** START OF Input **

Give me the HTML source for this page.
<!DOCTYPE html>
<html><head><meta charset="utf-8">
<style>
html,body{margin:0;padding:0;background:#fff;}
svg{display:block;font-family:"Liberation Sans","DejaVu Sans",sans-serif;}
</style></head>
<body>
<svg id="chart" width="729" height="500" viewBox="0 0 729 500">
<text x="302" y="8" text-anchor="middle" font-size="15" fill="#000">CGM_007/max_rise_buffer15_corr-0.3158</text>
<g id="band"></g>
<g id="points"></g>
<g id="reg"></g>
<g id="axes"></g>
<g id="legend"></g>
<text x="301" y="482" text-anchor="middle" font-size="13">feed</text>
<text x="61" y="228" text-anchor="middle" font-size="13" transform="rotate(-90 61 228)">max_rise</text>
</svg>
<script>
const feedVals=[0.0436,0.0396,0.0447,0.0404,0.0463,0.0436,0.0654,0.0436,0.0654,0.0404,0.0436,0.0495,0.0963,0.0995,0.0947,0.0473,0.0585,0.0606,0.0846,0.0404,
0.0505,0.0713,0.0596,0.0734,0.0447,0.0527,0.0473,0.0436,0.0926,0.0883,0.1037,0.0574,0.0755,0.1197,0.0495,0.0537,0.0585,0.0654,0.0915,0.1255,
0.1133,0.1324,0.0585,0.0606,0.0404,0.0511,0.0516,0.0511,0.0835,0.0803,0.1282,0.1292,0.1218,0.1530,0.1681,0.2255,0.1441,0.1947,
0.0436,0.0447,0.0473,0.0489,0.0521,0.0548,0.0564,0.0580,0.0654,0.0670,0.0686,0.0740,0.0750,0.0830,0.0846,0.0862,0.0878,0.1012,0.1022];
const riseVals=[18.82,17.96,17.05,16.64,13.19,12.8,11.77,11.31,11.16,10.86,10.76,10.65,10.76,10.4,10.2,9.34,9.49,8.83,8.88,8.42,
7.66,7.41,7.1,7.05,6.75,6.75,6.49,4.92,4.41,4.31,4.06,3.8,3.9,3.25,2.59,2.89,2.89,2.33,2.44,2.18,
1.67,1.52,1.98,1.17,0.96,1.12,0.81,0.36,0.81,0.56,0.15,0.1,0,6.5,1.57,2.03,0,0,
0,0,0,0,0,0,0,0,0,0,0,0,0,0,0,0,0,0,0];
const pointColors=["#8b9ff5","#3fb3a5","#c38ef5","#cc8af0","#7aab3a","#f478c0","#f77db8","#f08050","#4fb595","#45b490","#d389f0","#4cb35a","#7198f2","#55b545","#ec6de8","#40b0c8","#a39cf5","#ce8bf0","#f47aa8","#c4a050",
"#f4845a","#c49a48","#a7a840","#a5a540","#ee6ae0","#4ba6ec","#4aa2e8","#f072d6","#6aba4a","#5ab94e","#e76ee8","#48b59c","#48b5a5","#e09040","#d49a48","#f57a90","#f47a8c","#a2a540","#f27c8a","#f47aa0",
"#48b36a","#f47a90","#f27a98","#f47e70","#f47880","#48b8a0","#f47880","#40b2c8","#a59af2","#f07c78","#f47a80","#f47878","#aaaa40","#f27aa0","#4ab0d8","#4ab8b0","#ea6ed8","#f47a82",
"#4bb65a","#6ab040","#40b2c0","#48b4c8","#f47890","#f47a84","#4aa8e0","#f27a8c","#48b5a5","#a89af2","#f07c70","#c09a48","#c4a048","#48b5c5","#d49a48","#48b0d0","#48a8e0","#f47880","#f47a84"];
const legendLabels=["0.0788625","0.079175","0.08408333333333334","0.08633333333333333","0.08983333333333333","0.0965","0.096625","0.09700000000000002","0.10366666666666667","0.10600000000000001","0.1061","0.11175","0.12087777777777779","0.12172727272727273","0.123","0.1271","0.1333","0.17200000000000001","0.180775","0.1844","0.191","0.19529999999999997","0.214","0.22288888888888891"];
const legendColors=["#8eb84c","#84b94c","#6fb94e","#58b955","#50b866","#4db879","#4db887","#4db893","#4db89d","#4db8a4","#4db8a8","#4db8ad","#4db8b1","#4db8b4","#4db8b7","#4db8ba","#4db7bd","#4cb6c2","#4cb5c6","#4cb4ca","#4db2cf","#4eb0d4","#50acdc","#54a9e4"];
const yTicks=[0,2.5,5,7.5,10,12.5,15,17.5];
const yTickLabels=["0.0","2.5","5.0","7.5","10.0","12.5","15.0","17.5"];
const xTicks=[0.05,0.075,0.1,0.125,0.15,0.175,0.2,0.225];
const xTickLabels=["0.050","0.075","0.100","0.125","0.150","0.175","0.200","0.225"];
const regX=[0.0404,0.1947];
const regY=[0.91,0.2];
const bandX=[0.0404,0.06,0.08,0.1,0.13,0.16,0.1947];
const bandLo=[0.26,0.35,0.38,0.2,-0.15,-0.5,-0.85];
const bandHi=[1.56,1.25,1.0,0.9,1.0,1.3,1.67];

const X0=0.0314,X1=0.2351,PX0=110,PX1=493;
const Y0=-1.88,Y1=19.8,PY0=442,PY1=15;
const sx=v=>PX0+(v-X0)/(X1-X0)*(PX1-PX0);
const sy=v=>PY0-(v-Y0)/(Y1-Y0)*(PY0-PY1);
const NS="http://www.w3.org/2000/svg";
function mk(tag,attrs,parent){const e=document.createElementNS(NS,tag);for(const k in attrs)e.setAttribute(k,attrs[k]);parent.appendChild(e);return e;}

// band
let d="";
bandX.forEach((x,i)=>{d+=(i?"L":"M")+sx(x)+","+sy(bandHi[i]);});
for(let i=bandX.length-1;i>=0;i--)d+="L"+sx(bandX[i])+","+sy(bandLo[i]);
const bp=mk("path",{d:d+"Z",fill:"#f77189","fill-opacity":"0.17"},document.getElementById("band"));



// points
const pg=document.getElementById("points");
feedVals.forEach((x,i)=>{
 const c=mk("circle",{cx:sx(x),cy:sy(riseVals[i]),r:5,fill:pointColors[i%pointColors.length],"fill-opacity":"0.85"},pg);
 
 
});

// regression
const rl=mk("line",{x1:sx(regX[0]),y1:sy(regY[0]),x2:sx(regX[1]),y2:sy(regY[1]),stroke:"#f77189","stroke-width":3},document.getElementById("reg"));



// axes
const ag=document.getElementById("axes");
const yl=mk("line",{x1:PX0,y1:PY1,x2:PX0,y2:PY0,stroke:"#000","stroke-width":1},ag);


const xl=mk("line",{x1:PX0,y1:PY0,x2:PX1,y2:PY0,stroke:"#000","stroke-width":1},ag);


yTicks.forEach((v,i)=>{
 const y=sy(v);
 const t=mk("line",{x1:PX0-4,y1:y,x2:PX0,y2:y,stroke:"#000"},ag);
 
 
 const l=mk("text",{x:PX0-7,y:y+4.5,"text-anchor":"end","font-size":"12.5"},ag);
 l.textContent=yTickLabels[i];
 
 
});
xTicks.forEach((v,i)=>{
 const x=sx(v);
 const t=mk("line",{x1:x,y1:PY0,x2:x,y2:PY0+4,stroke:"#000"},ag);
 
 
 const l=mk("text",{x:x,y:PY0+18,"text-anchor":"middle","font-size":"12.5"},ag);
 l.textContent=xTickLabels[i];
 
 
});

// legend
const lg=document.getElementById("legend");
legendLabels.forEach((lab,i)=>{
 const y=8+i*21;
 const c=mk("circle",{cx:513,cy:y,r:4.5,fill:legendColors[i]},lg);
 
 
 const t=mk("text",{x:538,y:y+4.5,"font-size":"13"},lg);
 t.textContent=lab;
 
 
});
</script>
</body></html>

** END OF Input **
** START OF Input **

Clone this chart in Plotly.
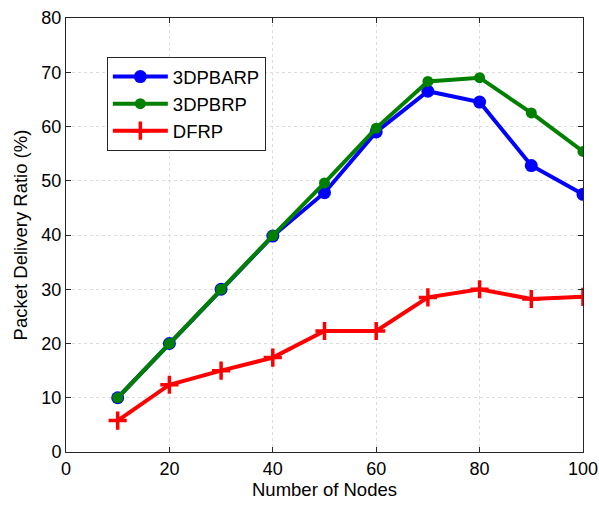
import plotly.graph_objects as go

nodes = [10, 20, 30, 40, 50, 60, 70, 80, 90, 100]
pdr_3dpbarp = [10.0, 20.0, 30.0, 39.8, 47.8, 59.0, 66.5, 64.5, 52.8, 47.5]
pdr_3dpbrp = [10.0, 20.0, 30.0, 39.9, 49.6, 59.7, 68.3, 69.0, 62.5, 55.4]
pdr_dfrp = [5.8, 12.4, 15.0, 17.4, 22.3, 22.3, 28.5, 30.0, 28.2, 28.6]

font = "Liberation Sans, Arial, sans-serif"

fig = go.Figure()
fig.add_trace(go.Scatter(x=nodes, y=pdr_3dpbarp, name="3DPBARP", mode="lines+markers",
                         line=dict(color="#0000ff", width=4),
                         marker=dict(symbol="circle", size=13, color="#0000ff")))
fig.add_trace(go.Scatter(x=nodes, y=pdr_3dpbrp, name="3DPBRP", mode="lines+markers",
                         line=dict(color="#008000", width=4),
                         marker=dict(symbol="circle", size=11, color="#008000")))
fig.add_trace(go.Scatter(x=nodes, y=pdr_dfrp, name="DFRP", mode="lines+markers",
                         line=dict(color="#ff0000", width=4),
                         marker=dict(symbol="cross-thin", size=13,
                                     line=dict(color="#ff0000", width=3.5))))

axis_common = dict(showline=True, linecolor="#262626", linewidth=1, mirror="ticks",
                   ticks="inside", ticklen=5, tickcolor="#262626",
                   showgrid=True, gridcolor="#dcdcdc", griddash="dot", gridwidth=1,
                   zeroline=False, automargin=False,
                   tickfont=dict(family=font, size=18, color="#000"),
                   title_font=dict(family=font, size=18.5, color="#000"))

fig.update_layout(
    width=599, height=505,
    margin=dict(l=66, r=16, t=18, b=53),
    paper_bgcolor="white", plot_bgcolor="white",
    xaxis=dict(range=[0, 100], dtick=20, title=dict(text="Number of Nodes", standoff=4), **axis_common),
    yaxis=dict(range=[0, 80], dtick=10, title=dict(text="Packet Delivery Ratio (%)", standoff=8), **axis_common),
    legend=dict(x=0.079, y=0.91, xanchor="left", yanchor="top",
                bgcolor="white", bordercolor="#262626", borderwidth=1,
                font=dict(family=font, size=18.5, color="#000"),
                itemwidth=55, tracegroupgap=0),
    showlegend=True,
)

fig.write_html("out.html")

** END OF Input **
** START OF Input **

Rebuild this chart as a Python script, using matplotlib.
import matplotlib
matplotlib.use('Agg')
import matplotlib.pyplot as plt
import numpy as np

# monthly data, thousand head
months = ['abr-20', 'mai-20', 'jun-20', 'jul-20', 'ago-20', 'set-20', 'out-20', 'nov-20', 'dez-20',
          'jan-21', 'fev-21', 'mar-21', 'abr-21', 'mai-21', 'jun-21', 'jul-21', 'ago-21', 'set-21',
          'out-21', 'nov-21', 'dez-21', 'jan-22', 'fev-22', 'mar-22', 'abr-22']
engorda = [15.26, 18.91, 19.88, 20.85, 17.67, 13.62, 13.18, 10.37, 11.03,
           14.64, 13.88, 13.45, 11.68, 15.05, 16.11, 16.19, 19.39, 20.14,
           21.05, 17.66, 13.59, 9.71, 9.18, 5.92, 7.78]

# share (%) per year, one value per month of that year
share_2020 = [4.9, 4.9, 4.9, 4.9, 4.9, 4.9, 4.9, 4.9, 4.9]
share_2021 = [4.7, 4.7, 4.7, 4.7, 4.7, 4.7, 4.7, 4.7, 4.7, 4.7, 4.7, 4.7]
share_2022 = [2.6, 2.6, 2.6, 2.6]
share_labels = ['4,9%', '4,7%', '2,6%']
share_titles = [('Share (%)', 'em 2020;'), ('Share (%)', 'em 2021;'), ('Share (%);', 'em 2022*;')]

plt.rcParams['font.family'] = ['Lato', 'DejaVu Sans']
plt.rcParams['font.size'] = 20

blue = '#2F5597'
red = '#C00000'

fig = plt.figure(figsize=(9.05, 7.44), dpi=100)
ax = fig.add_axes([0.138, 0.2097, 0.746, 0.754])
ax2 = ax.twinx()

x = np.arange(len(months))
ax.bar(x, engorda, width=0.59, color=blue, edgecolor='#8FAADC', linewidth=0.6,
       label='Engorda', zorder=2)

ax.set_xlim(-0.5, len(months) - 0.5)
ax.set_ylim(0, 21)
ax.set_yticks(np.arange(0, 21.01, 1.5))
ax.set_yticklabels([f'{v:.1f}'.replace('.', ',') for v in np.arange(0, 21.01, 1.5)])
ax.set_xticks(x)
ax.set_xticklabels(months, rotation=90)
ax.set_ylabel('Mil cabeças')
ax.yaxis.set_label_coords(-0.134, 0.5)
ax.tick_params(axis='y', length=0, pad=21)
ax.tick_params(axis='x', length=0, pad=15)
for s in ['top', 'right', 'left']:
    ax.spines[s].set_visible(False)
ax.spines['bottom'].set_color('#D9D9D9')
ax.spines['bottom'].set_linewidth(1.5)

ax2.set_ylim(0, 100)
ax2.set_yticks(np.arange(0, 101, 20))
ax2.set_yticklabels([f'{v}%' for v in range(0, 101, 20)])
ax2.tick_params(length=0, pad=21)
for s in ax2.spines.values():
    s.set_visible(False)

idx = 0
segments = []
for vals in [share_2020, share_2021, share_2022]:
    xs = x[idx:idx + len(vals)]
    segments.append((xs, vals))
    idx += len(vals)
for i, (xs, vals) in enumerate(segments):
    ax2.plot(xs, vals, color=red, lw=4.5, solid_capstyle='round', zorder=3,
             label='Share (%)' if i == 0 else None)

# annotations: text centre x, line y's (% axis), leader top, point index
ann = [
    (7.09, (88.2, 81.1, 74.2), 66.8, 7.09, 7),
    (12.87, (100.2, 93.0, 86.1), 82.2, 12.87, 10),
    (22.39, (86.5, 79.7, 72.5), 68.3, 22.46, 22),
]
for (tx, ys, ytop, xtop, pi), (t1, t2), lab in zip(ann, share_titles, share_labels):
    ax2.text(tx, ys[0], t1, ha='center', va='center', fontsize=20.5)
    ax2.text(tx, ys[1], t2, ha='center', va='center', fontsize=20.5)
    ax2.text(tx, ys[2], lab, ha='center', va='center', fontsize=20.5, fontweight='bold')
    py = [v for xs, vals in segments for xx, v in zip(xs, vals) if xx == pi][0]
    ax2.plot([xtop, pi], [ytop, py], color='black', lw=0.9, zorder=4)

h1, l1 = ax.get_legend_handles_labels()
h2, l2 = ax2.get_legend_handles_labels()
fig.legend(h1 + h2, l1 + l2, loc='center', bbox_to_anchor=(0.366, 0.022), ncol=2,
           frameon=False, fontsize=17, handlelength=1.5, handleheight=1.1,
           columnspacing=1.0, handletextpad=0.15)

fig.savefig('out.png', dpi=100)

** END OF Input **

• _Task to complete_:
Give back, exactly as written, each line from the one that contains "Rebuild this chart" through the one that contains "ax.spines['bottom'].set_linewidth(1.5)".

• _Result below_:
Rebuild this chart as a Python script, using matplotlib.
import matplotlib
matplotlib.use('Agg')
import matplotlib.pyplot as plt
import numpy as np

# monthly data, thousand head
months = ['abr-20', 'mai-20', 'jun-20', 'jul-20', 'ago-20', 'set-20', 'out-20', 'nov-20', 'dez-20',
          'jan-21', 'fev-21', 'mar-21', 'abr-21', 'mai-21', 'jun-21', 'jul-21', 'ago-21', 'set-21',
          'out-21', 'nov-21', 'dez-21', 'jan-22', 'fev-22', 'mar-22', 'abr-22']
engorda = [15.26, 18.91, 19.88, 20.85, 17.67, 13.62, 13.18, 10.37, 11.03,
           14.64, 13.88, 13.45, 11.68, 15.05, 16.11, 16.19, 19.39, 20.14,
           21.05, 17.66, 13.59, 9.71, 9.18, 5.92, 7.78]

# share (%) per year, one value per month of that year
share_2020 = [4.9, 4.9, 4.9, 4.9, 4.9, 4.9, 4.9, 4.9, 4.9]
share_2021 = [4.7, 4.7, 4.7, 4.7, 4.7, 4.7, 4.7, 4.7, 4.7, 4.7, 4.7, 4.7]
share_2022 = [2.6, 2.6, 2.6, 2.6]
share_labels = ['4,9%', '4,7%', '2,6%']
share_titles = [('Share (%)', 'em 2020;'), ('Share (%)', 'em 2021;'), ('Share (%);', 'em 2022*;')]

plt.rcParams['font.family'] = ['Lato', 'DejaVu Sans']
plt.rcParams['font.size'] = 20

blue = '#2F5597'
red = '#C00000'

fig = plt.figure(figsize=(9.05, 7.44), dpi=100)
ax = fig.add_axes([0.138, 0.2097, 0.746, 0.754])
ax2 = ax.twinx()

x = np.arange(len(months))
ax.bar(x, engorda, width=0.59, color=blue, edgecolor='#8FAADC', linewidth=0.6,
       label='Engorda', zorder=2)

ax.set_xlim(-0.5, len(months) - 0.5)
ax.set_ylim(0, 21)
ax.set_yticks(np.arange(0, 21.01, 1.5))
ax.set_yticklabels([f'{v:.1f}'.replace('.', ',') for v in np.arange(0, 21.01, 1.5)])
ax.set_xticks(x)
ax.set_xticklabels(months, rotation=90)
ax.set_ylabel('Mil cabeças')
ax.yaxis.set_label_coords(-0.134, 0.5)
ax.tick_params(axis='y', length=0, pad=21)
ax.tick_params(axis='x', length=0, pad=15)
for s in ['top', 'right', 'left']:
    ax.spines[s].set_visible(False)
ax.spines['bottom'].set_color('#D9D9D9')
ax.spines['bottom'].set_linewidth(1.5)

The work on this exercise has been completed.